New Clean Energy: Tornado Power

A retired engineer from Sarnia, Ontario, Louis Michaud, has spent the past four decades of his life studying the possibility of creating man-made tornadoes from industrial waste heat so that their energy can be harnessed for clean electricity generation. More recently, Louis Michaud has formed a company called AVEtec Energy, filed and obtained patents, and has partnered up with the University of Western Ontario's wind-tunnel lab to study small prototypes and do computer simulations of his "vortex engine" process. He's also managed to raise some early research funding from the Ontario Centres of Excellence and now faces his biggest challenge yet: convincing private investors to fund a large-scale working pilot plant.

It may sound like a whacky, out-there idea, but the experts I spoke with for the feature don't doubt the technical possibility of creating a man-made tornado. After all, the principles of convection are pretty straightforward. Heat rises when you've got a certain temperature differential, and as it rises it swirls -- kind of the reverse of what you see when water goes down a drain. AVEtec's pitch might raise eyebrows, but many are taking it seriously. For example, its advisory board consists of climate experts from Oxford, Cambridge and MIT, including MIT professor and well-respected hurricane expert Kerry Emanuel.

Mechanical energy is produced when heat is carried upward by convection in the atmosphere. A process for producing a tornado-like vortex and concentrating mechanical energy where it can be captured is proposed. The existence of tornadoes proves that low intensity solar radiation can produce concentrated mechanical energy. It should be possible to control a naturally occurring process. Controlling where mechanical energy is produced in the atmosphere offers the possibility of harnessing solar energy without having to use solar collectors.

The Atmospheric Vortex Engine (AVE) is a process for capturing the energy produced when heat is carried upward by convection in the atmosphere. The process is protected by patent applications and could become a major source of electrical energy. The unit cost of electrical energy produced with an AVE could be half the cost of the next most economical alternative.

A vortex engine consists of a cylindrical wall open at the top and with tangential air entries around the base. Heating the air within the wall using a temporary heat source such as steam starts the vortex. The heat required to sustain the vortex once established can be the natural heat content of warm humid air or can be provided in cooling towers located outside of the cylindrical wall and upstream of the deflectors. The continuous heat source for the peripheral heat exchanger can be waste industrial heat or warm seawater. Restricting the flow of air upstream of the deflectors regulates the intensity of the vortex. The vortex can be stopped by restricting the airflow to deflectors with direct orientation and by opening the airflow to deflectors with reverse orientation. The electrical energy is produced in turbo-expanders located upstream of the tangential air inlets. The pressure at the base of the vortex is less than ambient pressure because of the density of the rising air is less than the density of ambient air at the same level.

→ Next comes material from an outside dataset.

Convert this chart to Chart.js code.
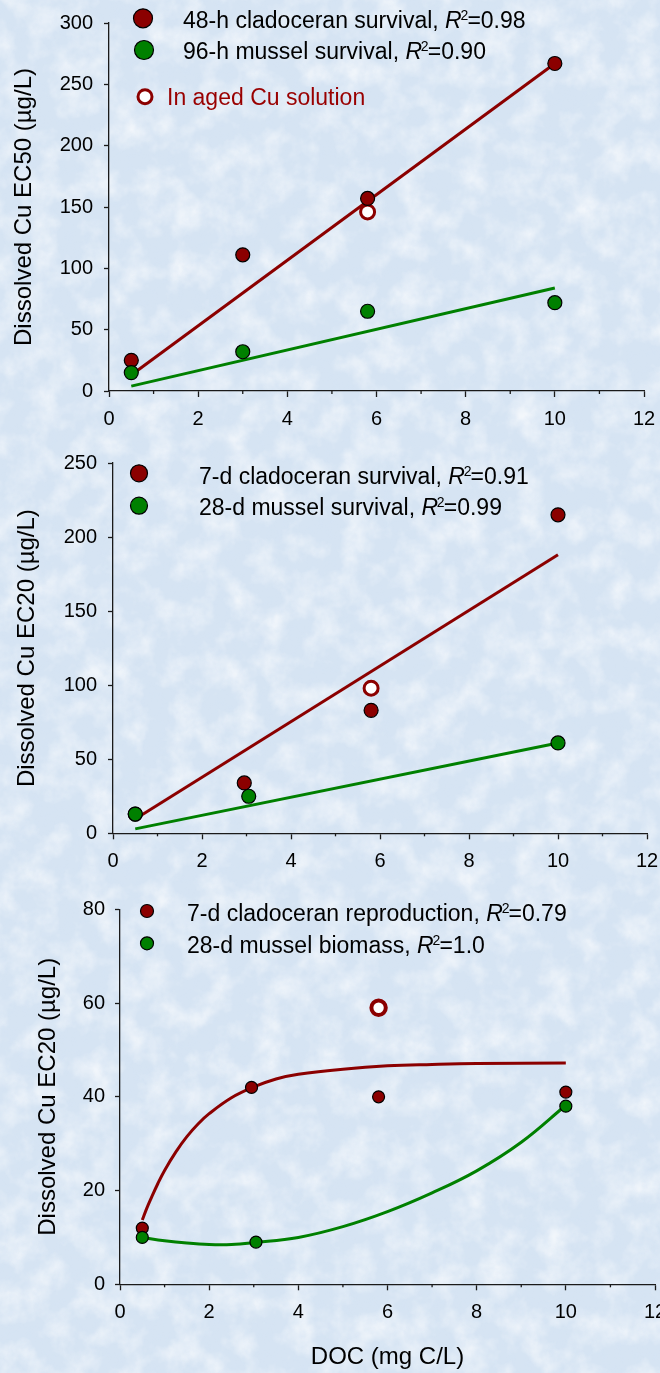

The outlet pressure of the turbo-expanders is sub-atmospheric because they exhaust into the vortex.

The Atmospheric Vortex Engine has the same thermodynamic basis as the solar chimney. The physical tube of the solar chimney is replaced by centrifugal force in the vortex and the atmospheric boundary layer acts as the solar collector. The AVE needs neither the collector nor the high chimney. The efficiency of the solar chimney is proportional to its height which is limited by practical considerations, but a vortex can extend much higher than a physical chimney. The cylindrical wall could have a diameter of 200 m and a height of 100 m; the vortex could be 50 m in diameter at its base and extend up to the tropopause. Each AVE could generate 50 to 500 MW of electrical power.